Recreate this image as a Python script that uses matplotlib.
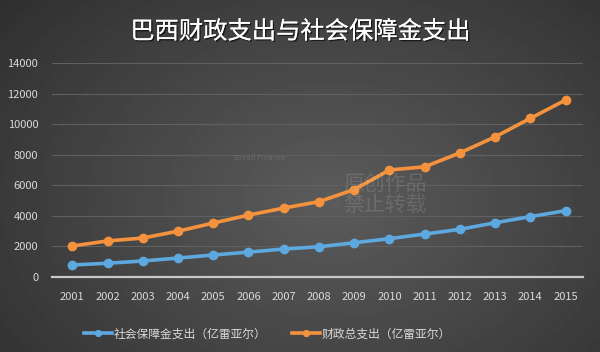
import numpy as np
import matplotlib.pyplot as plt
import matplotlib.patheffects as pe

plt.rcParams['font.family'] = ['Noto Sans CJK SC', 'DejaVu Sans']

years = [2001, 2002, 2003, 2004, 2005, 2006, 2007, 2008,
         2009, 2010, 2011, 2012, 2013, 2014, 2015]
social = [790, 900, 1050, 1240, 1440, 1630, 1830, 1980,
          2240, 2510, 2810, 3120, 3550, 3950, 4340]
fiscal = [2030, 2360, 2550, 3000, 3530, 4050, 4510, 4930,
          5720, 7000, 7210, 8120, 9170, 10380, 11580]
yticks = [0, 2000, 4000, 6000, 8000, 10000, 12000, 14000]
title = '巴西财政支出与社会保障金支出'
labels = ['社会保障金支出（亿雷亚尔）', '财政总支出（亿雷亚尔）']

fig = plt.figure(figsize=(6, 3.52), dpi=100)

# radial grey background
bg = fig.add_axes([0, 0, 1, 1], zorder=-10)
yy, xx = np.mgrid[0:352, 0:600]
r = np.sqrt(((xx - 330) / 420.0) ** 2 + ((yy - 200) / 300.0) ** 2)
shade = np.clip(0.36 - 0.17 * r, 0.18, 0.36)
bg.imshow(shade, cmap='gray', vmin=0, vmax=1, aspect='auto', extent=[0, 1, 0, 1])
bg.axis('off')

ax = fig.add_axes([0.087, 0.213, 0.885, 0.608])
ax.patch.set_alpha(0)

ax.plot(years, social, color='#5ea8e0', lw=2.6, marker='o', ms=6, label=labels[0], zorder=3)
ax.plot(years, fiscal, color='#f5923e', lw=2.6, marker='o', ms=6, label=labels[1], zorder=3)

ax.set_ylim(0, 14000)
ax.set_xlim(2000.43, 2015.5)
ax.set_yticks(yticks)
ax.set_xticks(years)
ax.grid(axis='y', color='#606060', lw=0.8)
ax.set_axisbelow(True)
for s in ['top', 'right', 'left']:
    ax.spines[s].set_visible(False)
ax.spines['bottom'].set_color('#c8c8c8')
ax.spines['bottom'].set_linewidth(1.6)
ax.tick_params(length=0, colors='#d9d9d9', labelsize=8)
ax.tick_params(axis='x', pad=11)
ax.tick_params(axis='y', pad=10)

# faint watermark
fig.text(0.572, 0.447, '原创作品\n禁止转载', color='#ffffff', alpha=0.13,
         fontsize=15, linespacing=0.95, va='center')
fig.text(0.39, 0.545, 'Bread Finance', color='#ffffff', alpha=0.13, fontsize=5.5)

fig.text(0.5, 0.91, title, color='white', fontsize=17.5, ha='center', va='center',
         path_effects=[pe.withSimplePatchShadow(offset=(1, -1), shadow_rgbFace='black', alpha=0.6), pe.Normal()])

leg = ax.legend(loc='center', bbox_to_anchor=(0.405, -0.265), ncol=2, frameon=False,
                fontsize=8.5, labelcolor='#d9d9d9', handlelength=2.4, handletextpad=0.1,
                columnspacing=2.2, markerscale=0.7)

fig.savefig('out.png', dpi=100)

------------------------

What to work on - Return only the lines running from the top of the data to the line that holds "plt.rcParams['font.family'] = ['Noto". Include both of those lines, but skip the pictures.

Result for this task -
Recreate this image as a Python script that uses matplotlib.
import numpy as np
import matplotlib.pyplot as plt
import matplotlib.patheffects as pe

plt.rcParams['font.family'] = ['Noto Sans CJK SC', 'DejaVu Sans']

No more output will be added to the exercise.